With a Democratic Congress and a Democratic and tech-savvy president in Barack Obama, the upcoming months will be the time to push for government involvement in building network infrastructure, said Ben Scott, policy director of Free Press, a communications policy advocacy group.
In recent years, some conservatives and broadband providers have called on the government to stay out of broadband rollout, saying such "industrial-policy" intervention could lead to a heavily regulated industry, with little competition and high prices. "I'm about to use some words that have been profane in this town for the last eight years," Scott said at a Google-sponsored forum on broadband and electricity policy. "We need an industrial policy."
The U.S. broadband market isn't competitive now, with most people having only one or two providers, Scott said. The U.S. pays more per megabit of service than most other industrialized nations, and it's 15th among industrialized nations in broadband adoption, speakers said.
If policy makers agree that universal broadband and a higher broadband adoption rate are crucial for the U.S. economy, "then we're going to have to take some really aggressive measures to get there," Scott said.
Thursday's event was the first of three Google-sponsored discussions in Washington, D.C., concerning policy recommendations the company has for the next Congress and the Obama administration. In a speech Tuesday, Google Chairman and CEO Eric Schmidt laid out many of Google's policy goals, including a national broadband policy, energy independence, and a more open and accessible government.
In addition to addressing broadband, Thursday's panel talked about a need for a "smart" electricity grid, which would allow customers to monitor their electricity use in real time and allow them to work with electricity utilities to reduce use during peak demand.
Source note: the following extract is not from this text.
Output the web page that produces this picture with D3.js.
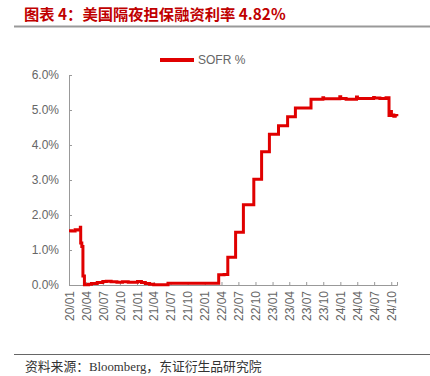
<!DOCTYPE html>
<html>
<head>
<meta charset="utf-8">
<style>
  body { margin: 0; background: #fff; }
  svg text { font-family: "Liberation Sans", Arial, sans-serif; }
</style>
</head>
<body>
<div id="chart"></div>
<script src="https://cdn.jsdelivr.net/npm/d3@7"></script>
<script>
// SOFR change points (date, % value)
const dates = [
  "2020-01-01","2020-01-15","2020-02-03","2020-02-20","2020-03-02","2020-03-04","2020-03-10","2020-03-16",
  "2020-03-24","2020-04-15","2020-05-01","2020-06-01","2020-07-01","2020-07-20","2020-08-15","2020-09-15",
  "2020-10-15","2020-11-15","2020-12-15","2021-01-04","2021-01-25","2021-02-15","2021-03-10","2021-04-01",
  "2021-06-17","2021-09-01","2021-12-01","2022-03-17","2022-04-15","2022-05-05","2022-06-16","2022-07-28",
  "2022-09-22","2022-11-03","2022-12-15","2023-02-02","2023-03-23","2023-05-04","2023-07-27","2023-09-29",
  "2023-10-03","2023-12-29","2024-01-03","2024-02-01","2024-03-28","2024-04-02","2024-06-28","2024-07-02",
  "2024-08-01","2024-09-03","2024-09-19","2024-09-30","2024-10-02","2024-10-15","2024-10-22","2024-10-31"
];
const sofr = [
  1.55,1.54,1.58,1.57,1.65,1.20,1.10,0.26,
  0.01,0.02,0.04,0.07,0.10,0.11,0.09,0.08,
  0.09,0.08,0.08,0.10,0.07,0.04,0.02,0.01,
  0.05,0.05,0.05,0.29,0.30,0.79,1.51,2.29,
  3.02,3.81,4.31,4.55,4.81,5.06,5.31,5.35,
  5.32,5.38,5.33,5.31,5.37,5.33,5.36,5.34,
  5.33,5.35,4.84,4.96,4.86,4.82,4.84,4.82
];
const yTicks = [0, 1, 2, 3, 4, 5, 6];
const xTickLabels = ["20/01","20/04","20/07","20/10","21/01","21/04","21/07","21/10","22/01","22/04",
  "22/07","22/10","23/01","23/04","23/07","23/10","24/01","24/04","24/07","24/10"];
const seriesName = "SOFR %";

const W = 430, H = 376;
const parse = d3.timeParse("%Y-%m-%d");
const data = dates.map((d, i) => ({ date: parse(d), v: sofr[i] }));
const tickDates = xTickLabels.map(s => parse("20" + s.slice(0, 2) + "-" + s.slice(3) + "-01"));

const svg = d3.select("#chart").append("svg").attr("width", W).attr("height", H);

// title
svg.append("text").attr("x", 24).attr("y", 20)
  .style("font-family", "'Noto Sans CJK SC', sans-serif")
  .style("font-size", "15.3px").style("font-weight", "bold").attr("fill", "#c00000")
  .text("图表 4：美国隔夜担保融资利率 4.82%");
svg.append("line").attr("x1", 14).attr("x2", W).attr("y1", 26.5).attr("y2", 26.5)
  .attr("stroke", "#999").attr("stroke-width", 2);

const x = d3.scaleTime().domain([parse("2020-01-01"), parse("2024-11-01")]).range([69, 397]);
const y = d3.scaleLinear().domain([0, 6]).range([285, 75]);

// y axis
const yAxis = svg.append("g").attr("transform", "translate(69,0)")
  .call(d3.axisLeft(y).tickValues(yTicks).tickSize(-3).tickPadding(10)
    .tickFormat(d => d.toFixed(1) + "%"));
yAxis.selectAll("text").attr("fill", "#666").style("font-size", "12px");

// x axis
const xAxis = svg.append("g").attr("transform", "translate(0,285)")
  .call(d3.axisBottom(x).tickValues(tickDates).tickSize(-3).tickPadding(6)
    .tickFormat((d, i) => xTickLabels[i]));
xAxis.selectAll("text").attr("fill", "#666").style("font-size", "12px")
  .attr("text-anchor", "end").attr("transform", "rotate(-90)")
  .attr("x", -6).attr("y", 0).attr("dy", "0.35em");

svg.selectAll(".domain, .tick line").attr("stroke", "#999");

// line
const line = d3.line().x(d => x(d.date)).y(d => y(d.v)).curve(d3.curveStepAfter);
svg.append("path").datum(data).attr("d", line)
  .attr("fill", "none").attr("stroke", "#e00000").attr("stroke-width", 3);

// legend
svg.append("line").attr("x1", 160).attr("x2", 194).attr("y1", 60).attr("y2", 60)
  .attr("stroke", "#e00000").attr("stroke-width", 4);
svg.append("text").attr("x", 198).attr("y", 64).attr("fill", "#666")
  .style("font-size", "12px").text(seriesName);

// source
svg.append("line").attr("x1", 14).attr("x2", W).attr("y1", 354.5).attr("y2", 354.5)
  .attr("stroke", "#666").attr("stroke-width", 1);
svg.append("text").attr("x", 25).attr("y", 371)
  .style("font-family", "'Liberation Serif', 'Noto Sans CJK SC', serif")
  .style("font-size", "12.8px").attr("fill", "#333")
  .text("资料来源：Bloomberg，东证衍生品研究院");
</script>
</body>
</html>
Both universal broadband and a smart electricity grid will take major investments and require leadership and strong public support, said Michael Oldak, senior director of state competitive and regulatory policies for the Edison Electric Institute, a trade group representing electric companies.
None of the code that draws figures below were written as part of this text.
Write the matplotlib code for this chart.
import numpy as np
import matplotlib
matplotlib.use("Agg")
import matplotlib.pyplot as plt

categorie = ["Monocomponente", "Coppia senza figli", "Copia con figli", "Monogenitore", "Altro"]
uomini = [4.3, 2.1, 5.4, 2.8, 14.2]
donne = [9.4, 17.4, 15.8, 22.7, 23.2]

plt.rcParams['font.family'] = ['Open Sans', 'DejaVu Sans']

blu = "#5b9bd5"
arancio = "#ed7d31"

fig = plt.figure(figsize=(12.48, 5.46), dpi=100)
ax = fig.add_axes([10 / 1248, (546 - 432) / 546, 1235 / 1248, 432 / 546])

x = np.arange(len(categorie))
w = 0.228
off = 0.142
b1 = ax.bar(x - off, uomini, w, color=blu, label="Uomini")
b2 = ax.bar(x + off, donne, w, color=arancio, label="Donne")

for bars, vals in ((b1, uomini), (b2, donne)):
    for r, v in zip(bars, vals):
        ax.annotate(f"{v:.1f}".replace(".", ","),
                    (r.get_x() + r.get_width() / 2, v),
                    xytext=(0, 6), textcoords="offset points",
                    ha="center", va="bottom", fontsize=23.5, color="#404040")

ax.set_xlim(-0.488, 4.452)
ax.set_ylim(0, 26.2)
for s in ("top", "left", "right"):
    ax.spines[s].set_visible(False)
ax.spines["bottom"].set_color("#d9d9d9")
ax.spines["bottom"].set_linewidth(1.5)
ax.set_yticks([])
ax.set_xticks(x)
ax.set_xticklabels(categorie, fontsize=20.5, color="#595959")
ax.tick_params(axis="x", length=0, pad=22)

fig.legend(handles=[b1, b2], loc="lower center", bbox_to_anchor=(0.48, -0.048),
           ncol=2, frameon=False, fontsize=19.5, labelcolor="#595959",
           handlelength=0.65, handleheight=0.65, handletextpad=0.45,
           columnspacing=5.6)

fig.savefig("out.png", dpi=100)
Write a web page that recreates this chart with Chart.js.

Oldak compared the challenges facing the outdated electrical grid to the challenge of sending astronauts to the moon in the 1960s. "We need that same kind of drive to get more kids into science and engineering," he said.
Asked if the public would support higher prices for an improved electrical grid, Oldak said that's the wrong question to ask. In pilot programs using "smart" thermostats, customers have saved 10 percent to 15 percent on their electric bills by allowing electric companies to control electricity use during peak hours. For instance, an electric company could adjust the temperatures of air conditioners or heaters via the thermostats to reduce electricity consumption. Without smart grids, the U.S. will continue to waste energy and the energy industry will have to build dozens of new power plants to keep up with demand, he said.
"You can't look at this as adding $5 to people's bills," he said. "You've got to look at what the situation will look like with or without smart grids."
Since Schmidt's speech, there have been some detractors to Google's policy vision. While privacy groups have raised concerns about the practices of Google and other online companies, Google's policy goals don't mention privacy, said Jeffrey Chester, executive director of the Center for Digital Democracy and a frequent Google critic.
"Failing to acknowledge privacy online is a glaring omission and undermines the company's credibility," Chester said. "Google should acknowledge that protecting online privacy must be a key task for the new administration and Congress. Google is so generous making suggestions, but fails to reflect how its own data collection house should be put in order."
Blogger Matt Sherman, of The Only Republican in San Francisco, questioned remarks by Obama transition official Susan Crawford, suggesting broadband should be treated like a public utility, one way the government could get involved in broadband rollout.
"Is there anyone in the technology world who sees public utilities as a model for innovation?" Sherman wrote. "A 1.5 megabit connection (T1) was an unimaginable luxury when I started in tech in the mid-90's. It was for well-funded companies only. Today, it is a low-end consumer connection and costs around 80% less. Has your sewage service followed a similar trajectory?"
But a national broadband policy would not have to mean excessive government subsidies, said Gigi Sohn, president of digital rights group Public Knowledge. It could mean tax breaks for companies that roll out broadband in underserved areas and a thorough review of wireless spectrum use, she said at Thursday's forum.
People who aren't connected to broadband will have more and more social and economic disadvantages, added Scott. "What are the consequences of not being connected to the 21st-century network?" he said.